Topics in the anabelian geometry of mixed-characteristic local fields

Abstract

In the present paper, we study the anabelian geometry of mixedcharacteristic local fields by an algorithmic approach. We begin by discussing some generalities on log-shells of mixed-characteristic local fields. One main topic of this discussion is the difference between the log-shell and the ring of integers. This discussion concerning log-shells allows one to establish mono-anabelian reconstruction algorithms for constructing some objects related to the $p$-adic valuations. Next, we consider open homomorphisms between profinite groups of MLF-type. This consideration leads us to a bi-anabelian result for absolutely unramified mixed-characteristic local fields.
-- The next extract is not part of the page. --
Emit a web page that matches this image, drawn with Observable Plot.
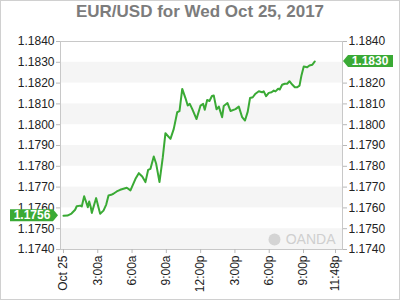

Next, we establish some mono-anabelian reconstruction algorithms related to each of absolutely abelian mixed-characteristic local fields, mixed-characteristic local fields of degree one, and Galois-specifiable mixed-characteristic local fields. For instance, we give a mono-anabelian reconstruction algorithm for constructing the Norm map with respect to the finite extension determined by the uniquely determined minimal mixed-characteristic local subfield. Finally, we apply various results of the present paper to prove some facts concerning outer automorphisms of the absolute Galois groups of mixedcharacteristic local fields that arise from field automorphisms of the mixed-characteristic local fields.